By Elizabeth Newell – GovExec.com
The Obama administration has stepped in to address a controversial women’s procurement program that was mired in rule-making and lawsuits during much of the Bush era.
The Small Business Administration on Tuesday released a proposed rule identifying 83 industries in which women-owned small businesses are underrepresented, a substantial departure from a 2008 proposal that identified only four such industries.
An SBA statement said the proposed rule was “aimed at expanding federal contracting opportunities for women-owned small businesses” and was part of the Obama administration’s overall commitment to expanding opportunities for small enterprises — particularly those owned by women, minorities and veterans — in the federal marketplace.
“Women-owned small businesses are one of the fastest-growing segments of our economy, yet they continue to be underrepresented when it comes to federal contracting,” SBA Administrator Karen Mills said. “This proposed rule is a step forward in helping ensure greater access for women-owned small businesses in the federal marketplace.”

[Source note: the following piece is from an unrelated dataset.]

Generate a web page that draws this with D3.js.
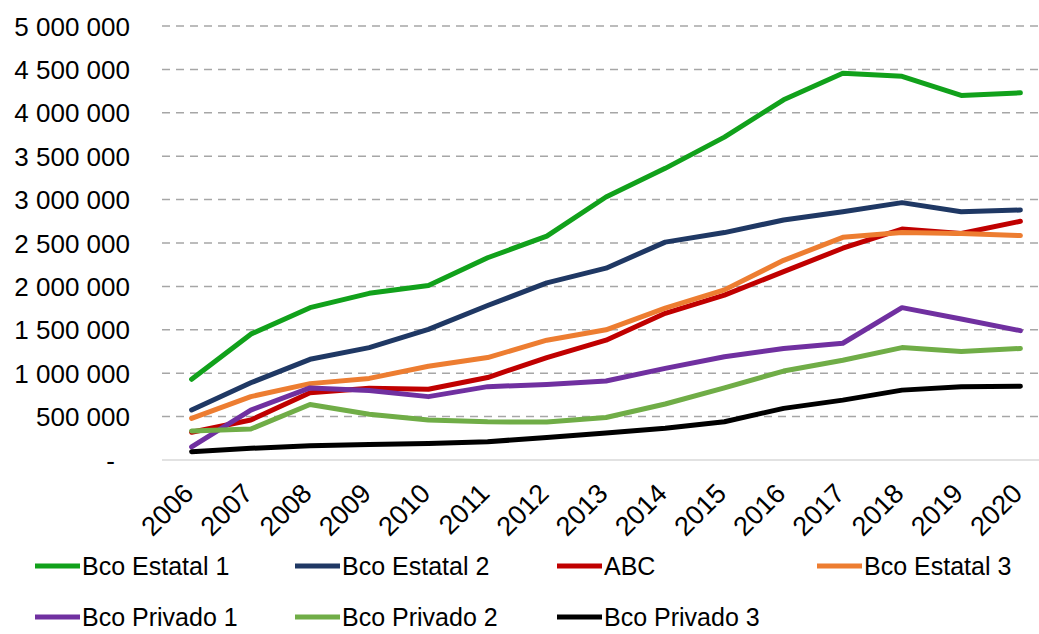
<!DOCTYPE html>
<html>
<head>
<meta charset="utf-8">
<script src="https://cdn.jsdelivr.net/npm/d3@7"></script>
<style>
  html, body { margin: 0; padding: 0; background: #fff; }
  svg { display: block; font-family: "Liberation Sans", Arial, sans-serif; }
</style>
</head>
<body>
<svg id="chart" width="1039" height="634"></svg>
<script>
// Years on the category axis
const years = ["2006","2007","2008","2009","2010","2011","2012","2013","2014","2015","2016","2017","2018","2019","2020"];

// Series names and colours
const seriesNames = ["Bco Estatal 1","Bco Estatal 2","ABC","Bco Estatal 3","Bco Privado 1","Bco Privado 2","Bco Privado 3"];
const seriesColors = ["#11a11b","#1f3864","#c00000","#ed7d31","#7030a0","#70ad47","#000000"];

// Values per series, one per year
const bcoEstatal1 = [930000,1450000,1755000,1920000,2010000,2330000,2580000,3030000,3360000,3720000,4150000,4455000,4420000,4200000,4230000];
const bcoEstatal2 = [576000,890000,1160000,1295000,1505000,1780000,2040000,2210000,2510000,2620000,2765000,2860000,2965000,2860000,2880000];
const abc         = [320000,460000,775000,826000,815000,950000,1180000,1380000,1690000,1900000,2170000,2440000,2660000,2610000,2750000];
const bcoEstatal3 = [480000,730000,880000,940000,1080000,1180000,1380000,1500000,1750000,1960000,2300000,2565000,2620000,2610000,2585000];
const bcoPrivado1 = [150000,575000,830000,800000,730000,845000,870000,910000,1055000,1190000,1285000,1345000,1755000,1625000,1490000];
const bcoPrivado2 = [335000,357000,640000,527000,460000,440000,437000,490000,645000,830000,1025000,1150000,1295000,1250000,1285000];
const bcoPrivado3 = [96000,135000,165000,180000,190000,210000,260000,310000,365000,440000,595000,690000,805000,845000,850000];

// Y axis ticks
const yTicks = [0,500000,1000000,1500000,2000000,2500000,3000000,3500000,4000000,4500000,5000000];

const seriesValues = [bcoEstatal1, bcoEstatal2, abc, bcoEstatal3, bcoPrivado1, bcoPrivado2, bcoPrivado3];
const series = seriesNames.map((name, i) => ({
  name, color: seriesColors[i],
  values: years.map((y, j) => ({ year: y, value: seriesValues[i][j] }))
}));

const svg = d3.select("#chart");
const plot = { left: 162, right: 1050, top: 26, bottom: 460 };

const x = d3.scalePoint().domain(years).range([plot.left, plot.right]).padding(0.5);
const y = d3.scaleLinear().domain([0, 5000000]).range([plot.bottom, plot.top]);

const fmt = v => v === 0 ? "-" : d3.format(",")(v).replace(/,/g, " ");

// Horizontal gridlines
svg.append("g")
  .selectAll("line")
  .data(yTicks.filter(t => t > 0))
  .join("line")
  .attr("x1", plot.left).attr("x2", plot.right)
  .attr("y1", d => y(d)).attr("y2", d => y(d))
  .attr("stroke", "#a6a6a6").attr("stroke-width", 1.5)
  .attr("stroke-dasharray", "8,6");

// Baseline
svg.append("line")
  .attr("x1", plot.left).attr("x2", plot.right)
  .attr("y1", y(0)).attr("y2", y(0))
  .attr("stroke", "#d9d9d9").attr("stroke-width", 1.5);

// Y axis labels
const yAxis = d3.axisLeft(y).tickValues(yTicks).tickFormat(fmt).tickSize(0).tickPadding(32);
const gy = svg.append("g").attr("transform", `translate(${plot.left},0)`).call(yAxis);
gy.select(".domain").remove();
gy.selectAll("text")
  .attr("font-size", 26).attr("fill", "#000")
  .attr("font-family", "Liberation Sans, Arial, sans-serif")
  .attr("dy", "0.35em")
  .attr("dx", d => d === 0 ? -15 : 0);

// X axis labels, rotated
const xAxis = d3.axisBottom(x).tickSize(0).tickPadding(0);
const gx = svg.append("g").attr("transform", `translate(0,${plot.bottom})`).call(xAxis);
gx.select(".domain").remove();
gx.selectAll("text")
  .attr("font-size", 27).attr("fill", "#000")
  .attr("font-family", "Liberation Sans, Arial, sans-serif")
  .attr("text-anchor", "end")
  .attr("dy", null)
  .attr("transform", "translate(3,35) rotate(-45)");

// Lines
const line = d3.line().x(d => x(d.year)).y(d => y(d.value));
svg.append("g")
  .selectAll("path")
  .data(series)
  .join("path")
  .attr("d", d => line(d.values))
  .attr("fill", "none")
  .attr("stroke", d => d.color)
  .attr("stroke-width", 5)
  .attr("stroke-linejoin", "round")
  .attr("stroke-linecap", "round");

// Legend: two rows, four columns
const legendCols = [35, 295, 557, 817];
const legendRows = [566, 617];
const legend = svg.append("g")
  .selectAll("g")
  .data(series)
  .join("g")
  .attr("transform", (d, i) => `translate(${legendCols[i % 4]},${legendRows[Math.floor(i / 4)]})`);
legend.append("line")
  .attr("x1", 0).attr("x2", 45).attr("y1", 0).attr("y2", 0)
  .attr("stroke", d => d.color).attr("stroke-width", 5);
legend.append("text")
  .attr("x", 47).attr("y", 0).attr("dy", "0.35em")
  .attr("font-size", 25).attr("fill", "#000")
  .text(d => d.name);
</script>
</body>
</html>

Congress in 2000 authorized a rule to increase federal contracting opportunities for women-owned small firms and help agencies meet the statutory goal of awarding 5 percent of contracting dollars to women-owned small businesses. The rule, however, has been repeatedly delayed, rewritten and scrapped.
The 2008 rule set off a firestorm of complaints from lawmakers and women’s advocates, who accused SBA of choosing the narrowest methodology for determining underrepresentation. The number of industries in which women are underrepresented was determined through a RAND Corp. study, which offered several possible methodologies that showed women were underrepresented in anywhere from 87 percent of industries to none at all.

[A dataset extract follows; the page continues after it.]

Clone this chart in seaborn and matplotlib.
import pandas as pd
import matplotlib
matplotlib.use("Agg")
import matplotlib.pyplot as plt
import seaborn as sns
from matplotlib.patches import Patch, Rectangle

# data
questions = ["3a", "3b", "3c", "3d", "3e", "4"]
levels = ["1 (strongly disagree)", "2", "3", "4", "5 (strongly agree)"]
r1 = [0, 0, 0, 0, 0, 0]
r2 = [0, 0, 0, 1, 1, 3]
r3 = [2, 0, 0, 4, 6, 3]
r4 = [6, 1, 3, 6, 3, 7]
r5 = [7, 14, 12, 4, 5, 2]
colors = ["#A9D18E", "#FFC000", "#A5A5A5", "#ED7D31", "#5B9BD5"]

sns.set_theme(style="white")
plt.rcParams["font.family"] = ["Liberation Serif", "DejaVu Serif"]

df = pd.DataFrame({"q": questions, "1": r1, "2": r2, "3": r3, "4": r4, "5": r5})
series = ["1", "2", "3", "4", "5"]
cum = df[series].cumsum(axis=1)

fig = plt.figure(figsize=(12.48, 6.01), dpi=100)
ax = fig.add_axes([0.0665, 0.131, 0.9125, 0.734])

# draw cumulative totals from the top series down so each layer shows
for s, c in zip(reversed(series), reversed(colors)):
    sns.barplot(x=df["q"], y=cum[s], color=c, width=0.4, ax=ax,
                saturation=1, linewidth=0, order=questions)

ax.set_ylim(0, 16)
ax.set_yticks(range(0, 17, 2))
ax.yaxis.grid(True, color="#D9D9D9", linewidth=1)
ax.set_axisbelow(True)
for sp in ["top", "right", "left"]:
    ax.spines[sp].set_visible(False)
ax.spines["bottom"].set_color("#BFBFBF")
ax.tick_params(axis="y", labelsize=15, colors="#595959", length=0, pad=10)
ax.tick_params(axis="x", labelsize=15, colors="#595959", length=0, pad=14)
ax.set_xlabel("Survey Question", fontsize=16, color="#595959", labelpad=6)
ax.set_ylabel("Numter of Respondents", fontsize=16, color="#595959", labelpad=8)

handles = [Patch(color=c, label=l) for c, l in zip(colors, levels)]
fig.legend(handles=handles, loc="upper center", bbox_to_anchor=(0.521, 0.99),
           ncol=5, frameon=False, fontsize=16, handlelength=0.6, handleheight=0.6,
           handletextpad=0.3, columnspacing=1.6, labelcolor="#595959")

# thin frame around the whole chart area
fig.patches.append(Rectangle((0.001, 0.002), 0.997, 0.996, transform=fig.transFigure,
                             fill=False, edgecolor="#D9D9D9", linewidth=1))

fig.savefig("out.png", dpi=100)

According to SBA, the Obama administration decided last year to scrap existing proposals and draft a new, comprehensive rule “based on the analysis of the prior studies and on all the questions and comments previously received.”

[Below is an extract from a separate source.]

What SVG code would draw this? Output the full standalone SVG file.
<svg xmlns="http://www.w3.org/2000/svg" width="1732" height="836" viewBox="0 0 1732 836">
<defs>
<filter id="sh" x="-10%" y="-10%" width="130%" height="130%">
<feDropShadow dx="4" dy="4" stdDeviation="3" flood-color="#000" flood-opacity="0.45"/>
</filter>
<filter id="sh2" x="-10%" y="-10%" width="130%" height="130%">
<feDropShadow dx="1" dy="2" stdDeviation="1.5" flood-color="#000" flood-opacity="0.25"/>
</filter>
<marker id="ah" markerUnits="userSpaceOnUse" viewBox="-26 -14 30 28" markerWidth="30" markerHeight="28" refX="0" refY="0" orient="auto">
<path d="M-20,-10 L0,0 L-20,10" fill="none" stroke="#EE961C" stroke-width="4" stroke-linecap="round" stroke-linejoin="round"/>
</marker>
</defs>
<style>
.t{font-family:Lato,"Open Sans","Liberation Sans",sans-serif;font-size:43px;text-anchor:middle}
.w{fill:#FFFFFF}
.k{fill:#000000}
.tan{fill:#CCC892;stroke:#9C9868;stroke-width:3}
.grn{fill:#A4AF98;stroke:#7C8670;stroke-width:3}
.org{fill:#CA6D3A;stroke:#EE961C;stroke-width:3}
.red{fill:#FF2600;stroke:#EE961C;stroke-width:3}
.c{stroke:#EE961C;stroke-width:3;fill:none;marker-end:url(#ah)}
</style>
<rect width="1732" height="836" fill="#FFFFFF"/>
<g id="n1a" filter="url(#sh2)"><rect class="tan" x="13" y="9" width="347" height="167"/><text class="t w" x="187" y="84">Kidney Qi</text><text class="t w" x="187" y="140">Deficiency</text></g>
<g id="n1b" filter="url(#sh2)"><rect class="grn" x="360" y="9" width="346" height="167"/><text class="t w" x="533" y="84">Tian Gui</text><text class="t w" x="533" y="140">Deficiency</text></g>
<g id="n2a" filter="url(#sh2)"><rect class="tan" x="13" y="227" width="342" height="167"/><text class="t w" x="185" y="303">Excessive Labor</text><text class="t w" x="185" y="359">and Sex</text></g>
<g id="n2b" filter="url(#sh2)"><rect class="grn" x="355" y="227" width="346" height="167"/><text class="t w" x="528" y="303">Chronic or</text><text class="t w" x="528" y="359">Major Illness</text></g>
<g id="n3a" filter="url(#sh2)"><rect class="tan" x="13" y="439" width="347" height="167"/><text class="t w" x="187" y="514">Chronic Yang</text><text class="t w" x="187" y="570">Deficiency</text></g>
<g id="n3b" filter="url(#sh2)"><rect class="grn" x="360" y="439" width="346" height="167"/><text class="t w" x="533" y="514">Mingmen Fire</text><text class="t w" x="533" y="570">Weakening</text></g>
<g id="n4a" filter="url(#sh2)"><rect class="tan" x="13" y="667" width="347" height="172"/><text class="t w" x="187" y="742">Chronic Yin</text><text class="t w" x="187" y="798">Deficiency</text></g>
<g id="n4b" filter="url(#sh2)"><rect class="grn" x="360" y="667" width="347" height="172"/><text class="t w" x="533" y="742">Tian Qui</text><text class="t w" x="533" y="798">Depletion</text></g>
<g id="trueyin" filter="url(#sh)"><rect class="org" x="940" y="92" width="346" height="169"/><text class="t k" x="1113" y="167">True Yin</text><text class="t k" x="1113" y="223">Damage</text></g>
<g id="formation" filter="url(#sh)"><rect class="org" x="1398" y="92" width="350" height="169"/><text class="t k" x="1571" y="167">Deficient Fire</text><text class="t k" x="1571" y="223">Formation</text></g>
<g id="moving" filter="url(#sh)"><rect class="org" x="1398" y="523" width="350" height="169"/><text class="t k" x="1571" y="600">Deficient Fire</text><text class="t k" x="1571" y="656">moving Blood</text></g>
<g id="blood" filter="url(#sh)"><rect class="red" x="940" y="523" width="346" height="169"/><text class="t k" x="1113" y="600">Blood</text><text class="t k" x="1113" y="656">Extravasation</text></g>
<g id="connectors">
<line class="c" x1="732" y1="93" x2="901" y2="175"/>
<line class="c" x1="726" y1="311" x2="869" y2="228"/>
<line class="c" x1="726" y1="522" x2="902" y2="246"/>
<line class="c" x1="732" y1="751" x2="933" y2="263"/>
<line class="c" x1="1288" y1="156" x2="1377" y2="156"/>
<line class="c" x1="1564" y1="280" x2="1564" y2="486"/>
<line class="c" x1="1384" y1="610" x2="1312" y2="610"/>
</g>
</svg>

The proposed rule authorizes set-aside contracts under a certain dollar amount for women-owned small businesses in the industries in which they are underrepresented. The eligible industries were identified based on a combination of both the share of contracting dollars awarded to women-owned firms and the share of contracts awarded. This is a departure from the previous rule, which identified industries in which women-owned small businesses were underrepresented based solely on the share of contracting dollars.
Additionally, the new rule does not require every federal agency to certify that it had engaged in discrimination against women-owned small firms for the procurement program to apply in that agency.
The proposed rule is open for comment until May 3.